A sacrifice of nobler name,

And richer blood than they.”


            All that Christ intended to do in his great sacrificial atonement, he has done. How do we know that the death of Christ is effectual? I know that Christ cannot fail in his work, because I know that he is God. To deny the efficacy of his blood is to deny that our Savior is God! His sacrifice is of infinite value, of infinite merit, and infinite in its efficacy, completely efficacious in its design. I know that the death of Christ is effectual, because he is the perfect man, the God-man Mediator. “He knew no sin.”He shall not fail!
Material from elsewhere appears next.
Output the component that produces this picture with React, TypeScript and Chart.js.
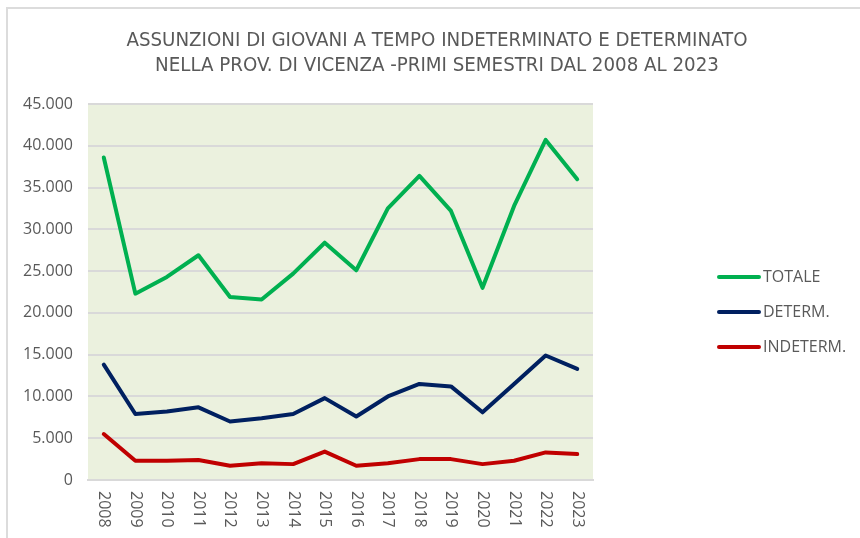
import React, { useEffect, useRef } from "react";
import { Chart, registerables } from "chart.js";

Chart.register(...registerables);

const years = ["2008", "2009", "2010", "2011", "2012", "2013", "2014", "2015", "2016", "2017", "2018", "2019", "2020", "2021", "2022", "2023"];
const totale = [38600, 22300, 24300, 26900, 21900, 21600, 24700, 28400, 25100, 32500, 36400, 32200, 23000, 32800, 40700, 36000];
const determ = [13800, 7900, 8200, 8700, 7000, 7400, 7900, 9800, 7600, 10000, 11500, 11200, 8100, 11500, 14900, 13300];
const indeterm = [5500, 2300, 2300, 2400, 1700, 2000, 1900, 3400, 1700, 2000, 2500, 2500, 1900, 2300, 3300, 3100];
const titleLines = [
  "ASSUNZIONI DI GIOVANI A TEMPO INDETERMINATO E DETERMINATO",
  "NELLA PROV. DI VICENZA -PRIMI SEMESTRI DAL 2008 AL 2023",
];
const seriesLabels = ["TOTALE", "DETERM.", "INDETERM."];
const seriesColors = ["#00B050", "#002060", "#C00000"];

const TEXT = "#595959";
const FONT = "'Open Sans', 'Liberation Sans', sans-serif";

function fmt(v: number): string {
  return String(v).replace(/\B(?=(\d{3})+(?!\d))/g, ".");
}

const decorPlugin = {
  id: "decor",
  beforeDraw(chart: any) {
    const { ctx, chartArea } = chart;
    ctx.save();
    ctx.fillStyle = "#EBF1DE";
    ctx.fillRect(chartArea.left, chartArea.top, chartArea.right - chartArea.left, chartArea.bottom - chartArea.top);
    ctx.restore();
  },
  afterDraw(chart: any) {
    const { ctx } = chart;
    ctx.save();
    // title
    ctx.fillStyle = TEXT;
    ctx.textAlign = "center";
    ctx.textBaseline = "middle";
    ctx.font = "20.3px 'Liberation Sans Narrow', 'DejaVu Sans Condensed', sans-serif";
    ctx.fillText(titleLines[0], 437, 41);
    ctx.fillText(titleLines[1], 437, 66);
    // x labels, rotated clockwise
    const xs = chart.scales.x;
    ctx.font = "16px " + FONT;
    ctx.textAlign = "left";
    years.forEach((y, i) => {
      const x = xs.getPixelForValue(i);
      ctx.save();
      ctx.translate(x, 491);
      ctx.rotate(Math.PI / 2);
      ctx.fillText(y, 0, 0);
      ctx.restore();
    });
    // legend
    const ys = [277, 312, 347];
    ctx.font = "16px " + FONT;
    chart.data.datasets.forEach((ds: any, i: number) => {
      ctx.strokeStyle = ds.borderColor;
      ctx.lineWidth = 4;
      ctx.lineCap = "round";
      ctx.beginPath();
      ctx.moveTo(719, ys[i]);
      ctx.lineTo(759, ys[i]);
      ctx.stroke();
      ctx.fillStyle = TEXT;
      ctx.textAlign = "left";
      ctx.textBaseline = "middle";
      ctx.fillText(ds.label, 763, ys[i]);
    });
    ctx.restore();
  },
};

export default function App() {
  const ref = useRef<HTMLCanvasElement>(null);
  useEffect(() => {
    if (!ref.current) return;
    const mk = (data: number[], i: number) => ({
      label: seriesLabels[i],
      data,
      borderColor: seriesColors[i],
      backgroundColor: seriesColors[i],
      borderWidth: 4,
      pointRadius: 0,
      tension: 0,
      borderCapStyle: "round" as const,
      borderJoinStyle: "round" as const,
    });
    const chart = new Chart(ref.current, {
      type: "line",
      data: {
        labels: years,
        datasets: [mk(totale, 0), mk(determ, 1), mk(indeterm, 2)],
      },
      options: {
        responsive: false,
        animation: false,
        devicePixelRatio: 1,
        layout: { padding: { top: 104, right: 267, left: 0, bottom: 0 } },
        plugins: { legend: { display: false }, title: { display: false }, tooltip: { enabled: false } },
        scales: {
          x: {
            offset: true,
            grid: { display: false },
            border: { display: true, color: "#D9D9D9", width: 2 },
            ticks: { display: false },
            afterFit(scale: any) {
              scale.height = 58;
            },
          },
          y: {
            min: 0,
            max: 45000,
            grid: { color: "#D9D9D9", lineWidth: 2, drawTicks: false },
            border: { display: false },
            ticks: {
              stepSize: 5000,
              padding: 15,
              color: TEXT,
              font: { family: FONT, size: 16 },
              callback: (v: any) => fmt(Number(v)),
            },
            afterFit(scale: any) {
              scale.width = 88;
            },
          },
        },
      },
      plugins: [decorPlugin],
    });
    return () => chart.destroy();
  }, []);
  return (
    <div style={{ position: "absolute", left: 0, top: 0, width: 860, height: 538, background: "#fff", overflow: "hidden" }}>
      <canvas ref={ref} width={860} height={538} style={{ position: "absolute", left: 0, top: 0 }} />
      <div style={{ position: "absolute", left: 6, top: 7, width: 900, height: 600, borderTop: "2px solid #DCDCDC", borderLeft: "2px solid #DCDCDC", pointerEvents: "none" }} />
    </div>
  );
}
            And we know that the sacrifice of Christ is effectual, because of the substitutionary character of His death. The death of Christ was as much an act of Divine justice as it was an act of Divine mercy. Christ voluntarily laid down his life for us. The Son of God took the place of his people upon the cross. And our Lord was triumphant in his death.


            I know that the sacrificial death of Christ is effectual, because of his covenant engagements. He came into the world in our flesh to fulfil his own agreements with the Father as our Surety in the covenant of grace. I know that the death of Christ is effectual, because God has testified that it is. Our Lord himself said, “It is finished!” He was raised again the third day as a testimony of completed justification (Romans 4:25). And he is seated in heaven, because his work is gloriously effectual (Hebrews 10:10-14). He cannot fail!


Calvary School


In the third place, the sacrificial death of Christ gives us the best instruction about the weightiest matters. The best school of theology in the world is the school at Mt. Calvary. There is no school like Calvary School! Come to Calvary. Sit down at the foot of the cross. Behold there the Lamb of God and learn of Him.


            Here we learn that God is holy. Here we learn that God is just. Here we learn that sin is infinitely evil. Here we learn that God is infinitely gracious. “He delighteth in mercy!” Here we learn the infinite character of God’s love. Here we learn how that a man is justified with God, and how human sin is put away. Here we learn how to love one another. Here we learn how to give. Here we learn how to live and serve our God.


            Let those who choose to do so remain in the dark school of bondage found at Sinai. God’s children are taught at Calvary and find all motivation at Calvary.




In the last place, the death of Christ is the great source of inspiration and the motive of obedience in a believer’s life. Did the Son of God die for me? Then I must surely consecrate myself entirely to him (Romans 12:1-2). His death inspires me to seek his will, his honor, and his glory in every aspect of my life. Nothing has a greater power to inspire my heart with love for Christ than the realization of his dying love for me (2 Corinthians 5:14; 1 John 4:19). The only motive needed to constrain a believer to obey the Lord is this: “He died for you.” Surely the knowledge of Christ’s sacrifice for sin ought to inspire us to seek the salvation of sinners.